There’s a strange kind of theatre playing out in our family. Picture it: Bully, stomping around center stage in his well-worn boots, barking orders like he’s head of a small country no one asked to visit. The audience? Mostly cows. Occasionally confused neighbors. And somewhere offstage, dimly lit, is my sister – headset on, clipboard in hand – directing traffic like she’s stage manager of the Dysfunctional Family Pantomime.
Ah yes, the ‘silent one’. The one who says, ‘I’m not getting involved’, right before planting seeds of division with surgical precision. She’s on the back burner all right – just hot enough to simmer resentment while Bully serves it up. A perfect recipe: one part ego, two parts manipulation, a dash of inherited spite.
Meanwhile, Bully parades around pretending to be the moral compass, when he’s more like a rusted weather vane, spinning whichever way the family wind blows, so long as it doesn’t mean taking actual responsibility. Integrity? That boat sailed long ago, probably torched mid-voyage with all the life jackets.
And what’s it all for? Control? A patch of land? A headstone that reads: ‘He Won the Argument, Lost the Plot’?
It’s funny in a tragic kind of way. He could’ve been remembered as someone who kept the family together.
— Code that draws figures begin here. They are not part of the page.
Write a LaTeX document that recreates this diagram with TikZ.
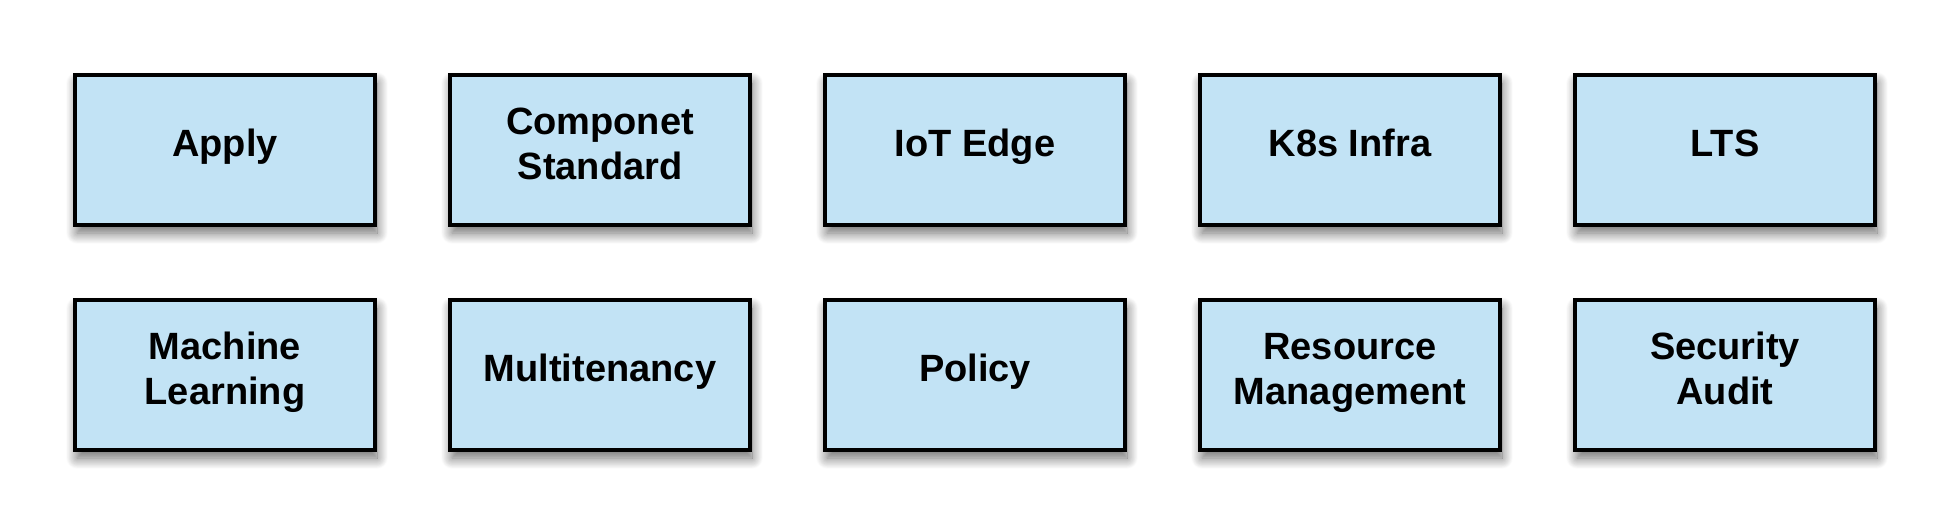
\documentclass[tikz,border=0pt]{standalone}
\usepackage{fontspec}
\setmainfont{Liberation Sans}
\usetikzlibrary{shadows.blur}
\definecolor{boxfill}{RGB}{194,227,245}
\newcommand{\lastline}{\rule[-18pt]{0pt}{1pt}}
\tikzset{
  modbox/.style={draw=black, line width=3.2pt, fill=boxfill,
    minimum width=300pt, minimum height=150pt, inner sep=0pt,
    align=center, font=\fontsize{38}{45}\selectfont\bfseries,
    blur shadow={shadow xshift=2pt, shadow yshift=-8pt, shadow blur radius=11pt, shadow blur steps=20, shadow opacity=60}}
}
\begin{document}
\begin{tikzpicture}[x=1pt,y=-1pt]
\useasboundingbox (0,0) rectangle (1950,525);
\node[modbox] (apply) at (225,150) {\strut Apply\lastline};
\node[modbox] (comp) at (600,150) {\strut Componet\\Standard\lastline};
\node[modbox] (iot) at (975,150) {\strut IoT Edge\lastline};
\node[modbox] (k8s) at (1350,150) {\strut K8s Infra\lastline};
\node[modbox] (lts) at (1725,150) {\strut LTS\lastline};
\node[modbox] (ml) at (225,375) {\strut Machine\\Learning\lastline};
\node[modbox] (mt) at (600,375) {\strut Multitenancy\lastline};
\node[modbox] (pol) at (975,375) {\strut Policy\lastline};
\node[modbox] (rm) at (1350,375) {\strut Resource\\Management\lastline};
\node[modbox] (sa) at (1725,375) {\strut Security\\Audit\lastline};
\end{tikzpicture}
\end{document}
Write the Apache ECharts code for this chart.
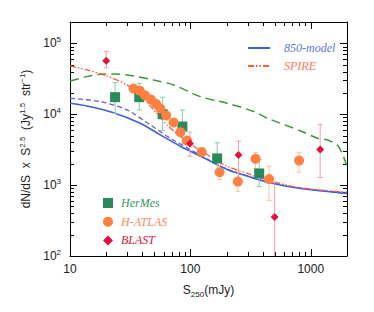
<!DOCTYPE html>
<html><head><meta charset="utf-8">
<script src="https://cdn.jsdelivr.net/npm/echarts@6/dist/echarts.min.js"></script>
<style>html,body{margin:0;padding:0;background:#fff}#c{width:374px;height:312px}</style>
</head><body><div id="c"></div>
<script>
// ---- data ----
const hermesX = [23.7, 37.6, 58.8, 85.8, 167, 373];
const hermesY = [17400, 17400, 10000, 6700, 2380, 1460];
const hermesLo = [10300, 11500, 5900, 3900, 1440, 950];
const hermesHi = [27900, 27000, 17400, 11500, 3950, 2300];

const hatlasX = [33.7, 38, 41.9, 47, 51.8, 56.2, 63, 72.6, 82.6, 93.8, 124, 175, 248, 348, 450, 800];
const hatlasY = [23000, 21500, 18500, 16100, 14000, 12000, 9600, 7640, 5580, 4250, 2940, 1520, 1120, 2350, 1215, 2220];
const hatlasLo = [21500, 20000, 17300, 15000, 13000, 11100, 8900, 7000, 5100, 3850, 2650, 1200, 820, 1700, 610, 1520];
const hatlasHi = [24500, 23000, 19800, 17200, 15000, 12900, 10300, 8300, 6100, 4650, 3250, 1930, 1600, 2900, 1850, 2900];

const blastX = [20, 99, 251, 501, 1197];
const blastY = [57000, 3860, 2670, 354, 3180];
const blastLo = [45000, 2560, 1020, 50, 1280];
const blastHi = [77000, 5600, 4170, 1100, 7200];

const modelX = [10, 13.8, 23, 38.3, 56.2, 82.5, 100, 138, 202, 297, 435, 826, 2000];
const modelY = [14300, 13100, 10500, 7460, 5110, 3540, 3000, 2290, 1660, 1340, 1100, 898, 764];

const model2X = [10, 17.8, 29.7, 46.4, 68.1, 100, 138, 202, 297, 435, 826, 2000];
const model2Y = [16800, 15100, 11500, 7080, 4590, 3160, 2330, 1680, 1350, 1110, 905, 770];

const spireX = [10, 13.8, 20.2, 29.7, 38.3, 49.5, 63.9, 82.5, 106.6, 138, 202, 297, 435, 826, 2000];
const spireY = [48000, 42100, 34600, 25900, 18700, 11500, 7080, 4840, 3540, 2700, 1850, 1460, 1175, 917, 795];

const greenX = [10, 13.8, 17.8, 23, 33.7, 49.5, 72.6, 121, 202, 337, 435, 826, 1135, 1400, 1700, 2000];
const greenY = [29400, 33900, 36600, 37000, 34600, 30400, 25900, 17700, 14300, 10900, 8800, 5800, 4590, 4300, 3500, 1850];

const xMinorTicks = [20, 30, 40, 50, 60, 70, 80, 90, 200, 300, 400, 500, 600, 700, 800, 900];
const yMinorTicks = [200, 300, 400, 500, 600, 700, 800, 900, 2000, 3000, 4000, 5000, 6000, 7000, 8000, 9000,
  20000, 30000, 40000, 50000, 60000, 70000, 80000, 90000, 200000];

const zip = (a, b) => a.map((v, i) => [v, b[i]]);
const zip3 = (a, b, c) => a.map((v, i) => [v, b[i], c[i]]);

const C = {
  hermes: '#2b8a5c', hermesErr: '#8cc8a8',
  hatlas: '#ff8040', hatlasErr: '#ffbf9a',
  blast: '#e2123e', blastErr: '#f0a0b4',
  model: '#3d5fe0', model2: '#6a5cc8', spire: '#ff5a3c', green: '#3a9a3a'
};

function errRenderer(color) {
  return function (params, api) {
    const x = api.value(0), lo = api.value(1), hi = api.value(2);
    const p1 = api.coord([x, hi]), p2 = api.coord([x, lo]);
    const w = 2.5;
    const st = { stroke: color, lineWidth: 1 };
    return { type: 'group', children: [
      { type: 'line', shape: { x1: p1[0], y1: p1[1], x2: p2[0], y2: p2[1] }, style: st },
      { type: 'line', shape: { x1: p1[0] - w, y1: p1[1], x2: p1[0] + w, y2: p1[1] }, style: st },
      { type: 'line', shape: { x1: p2[0] - w, y1: p2[1], x2: p2[0] + w, y2: p2[1] }, style: st }
    ]};
  };
}

function minorRenderer(params, api) {
  const cs = params.coordSys;
  const top = cs.y, bottom = cs.y + cs.height, left = cs.x, right = cs.x + cs.width;
  const st = { stroke: '#000', lineWidth: 1 };
  const ch = [];
  xMinorTicks.forEach(v => {
    const px = Math.round(api.coord([v, 1000])[0]) + 0.5;
    ch.push({ type: 'line', shape: { x1: px, y1: bottom, x2: px, y2: bottom - 4 }, style: st });
    ch.push({ type: 'line', shape: { x1: px, y1: top, x2: px, y2: top + 4 }, style: st });
  });
  yMinorTicks.forEach(v => {
    const py = Math.round(api.coord([100, v])[1]) + 0.5;
    ch.push({ type: 'line', shape: { x1: left, y1: py, x2: left + 4, y2: py }, style: st });
    ch.push({ type: 'line', shape: { x1: right, y1: py, x2: right - 4, y2: py }, style: st });
  });
  return { type: 'group', children: ch };
}

const font = 'Liberation Sans, Arial, sans-serif';
const legFont = 'Liberation Serif, serif';

const xBase = {
  type: 'log', logBase: 10, min: 10, max: 2000,
  axisLine: { show: true, lineStyle: { color: '#000', width: 1 } },
  axisTick: { show: true, inside: true, length: 7, lineStyle: { color: '#000' } },
  splitLine: { show: false }
};
const yBase = {
  type: 'log', logBase: 10, min: 100, max: 200000,
  axisLine: { show: true, lineStyle: { color: '#000', width: 1 } },
  axisTick: { show: true, inside: true, length: 7, lineStyle: { color: '#000' } },
  splitLine: { show: false }
};

const option = {
  animation: false,
  backgroundColor: '#fff',
  grid: { left: 70, right: 27, top: 22, bottom: 56 },
  xAxis: [
    Object.assign({}, xBase, {
      position: 'bottom',
      name: 'S{sub|250}(mJy)', nameLocation: 'middle', nameGap: 26,
      nameTextStyle: { fontFamily: font, fontSize: 12, color: '#222',
        rich: { sub: { fontSize: 8, fontFamily: font, color: '#222', verticalAlign: 'bottom', padding: [8, 0, 0, 0] } } },
      axisLabel: { show: true, margin: 7, fontFamily: font, fontSize: 12, color: '#222', showMaxLabel: false,
        formatter: v => String(Math.round(v)) }
    }),
    Object.assign({}, xBase, { position: 'top', axisLabel: { show: false } })
  ],
  yAxis: [
    Object.assign({}, yBase, {
      position: 'left',
      name: 'dN/dS  x  S{sup|2.5}  (Jy{sup|1.5}  str{sup|−1})', nameLocation: 'middle', nameGap: 31, nameRotate: 90,
      nameTextStyle: { fontFamily: font, fontSize: 12, color: '#222',
        rich: { sup: { fontSize: 8, fontFamily: font, color: '#222', verticalAlign: 'top', padding: [0, 0, 8, 0] } } },
      axisLabel: { show: true, margin: 9, fontFamily: font, fontSize: 12, color: '#222', showMaxLabel: false,
        formatter: v => '10{s|' + Math.round(Math.log10(v)) + '}',
        rich: { s: { fontSize: 8, fontFamily: font, color: '#222', verticalAlign: 'top', padding: [0, 0, 8, 0] } } }
    }),
    Object.assign({}, yBase, { position: 'right', axisLabel: { show: false } })
  ],
  legend: [
    {
      data: [
        { name: '850-model', textStyle: { color: '#5a78e8' } },
        { name: 'SPIRE', textStyle: { color: '#ff7a5a' } }
      ],
      orient: 'vertical', left: 242, top: 37, itemWidth: 22, itemHeight: 10, itemGap: 6,
      itemStyle: { opacity: 0, borderWidth: 0 },
      textStyle: { fontFamily: legFont, fontStyle: 'italic', fontSize: 12, padding: [0, 0, 0, 9] },
      selectedMode: false
    },
    {
      data: [
        { name: 'HerMes', textStyle: { color: '#2e9a62' } },
        { name: 'H-ATLAS', textStyle: { color: '#ff8a50' } },
        { name: 'BLAST', textStyle: { color: '#e2123e' } }
      ],
      orient: 'vertical', left: 98, top: 192, itemWidth: 10, itemHeight: 10, itemGap: 6.7,
      textStyle: { fontFamily: legFont, fontStyle: 'italic', fontSize: 12, padding: [0, 0, 0, 3] },
      selectedMode: false
    }
  ],
  series: [
    { type: 'custom', name: 'minorTicks', renderItem: minorRenderer, data: [[100, 1000]], silent: true, z: 1 },
    { type: 'line', name: 'green', data: zip(greenX, greenY), symbol: 'none', smooth: 0.3,
      lineStyle: { color: C.green, width: 1.5, type: [9, 5] }, z: 2 },
    { type: 'line', name: 'model2', data: zip(model2X, model2Y), symbol: 'none', smooth: 0.3,
      lineStyle: { color: C.model2, width: 1.3, type: [5, 3] }, z: 2 },
    { type: 'line', name: '850-model', data: zip(modelX, modelY), symbol: 'none', smooth: 0.3,
      itemStyle: { color: C.model },
      lineStyle: { color: C.model, width: 1.6 }, z: 3 },
    { type: 'line', name: 'SPIRE', data: zip(spireX, spireY), symbol: 'none', smooth: 0.3,
      itemStyle: { color: C.spire },
      lineStyle: { color: C.spire, width: 1.3, type: [6, 2, 1.5, 2, 1.5, 2] }, z: 3 },
    { type: 'custom', name: 'hermesErr', renderItem: errRenderer(C.hermesErr), data: zip3(hermesX, hermesLo, hermesHi), clip: true, z: 4 },
    { type: 'custom', name: 'hatlasErr', renderItem: errRenderer(C.hatlasErr), data: zip3(hatlasX, hatlasLo, hatlasHi), clip: true, z: 4 },
    { type: 'custom', name: 'blastErr', renderItem: errRenderer(C.blastErr), data: zip3(blastX, blastLo, blastHi), clip: true, z: 4 },
    { type: 'scatter', name: 'HerMes', data: zip(hermesX, hermesY), symbol: 'rect', symbolSize: 10,
      itemStyle: { color: C.hermes, opacity: 1 }, z: 5 },
    { type: 'scatter', name: 'H-ATLAS', data: zip(hatlasX, hatlasY), symbol: 'circle', symbolSize: 10,
      itemStyle: { color: C.hatlas, opacity: 1 }, z: 5 },
    { type: 'scatter', name: 'BLAST', data: zip(blastX, blastY), symbol: 'diamond', symbolSize: 8,
      itemStyle: { color: C.blast, opacity: 1 }, z: 6 }
  ]
};

const chart = echarts.init(document.getElementById('c'), null, { renderer: 'svg' });
chart.setOption(option);
</script>
</body></html>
Instead, he’ll be remembered as the one who turned the family WhatsApp into a war zone and taught his kids to distrust anyone not on the Approved Loyalty List.
As for my sister- still behind the curtain, still pulling the strings – she gets to keep her hands clean, her voice soft and her legacy as ‘the reasonable one’, despite doing just enough damage to keep the whole circus spinning.
The thing is, I see it now. All of it. And while they might think they’ve written me out of the script, I’ve got the pen now.
And my version is honest.
Lesson of the Day:
‘Silence can be as loud as shouting, especially when it’s used to harm.’ Sometimes, the ones who say the least do the most damage. Passive complicity, quiet manipulation or the refusal to stand up for truth can shape outcomes just as forcefully as open aggression.
Recognizing that is not bitterness, it’s clarity. And clarity is power.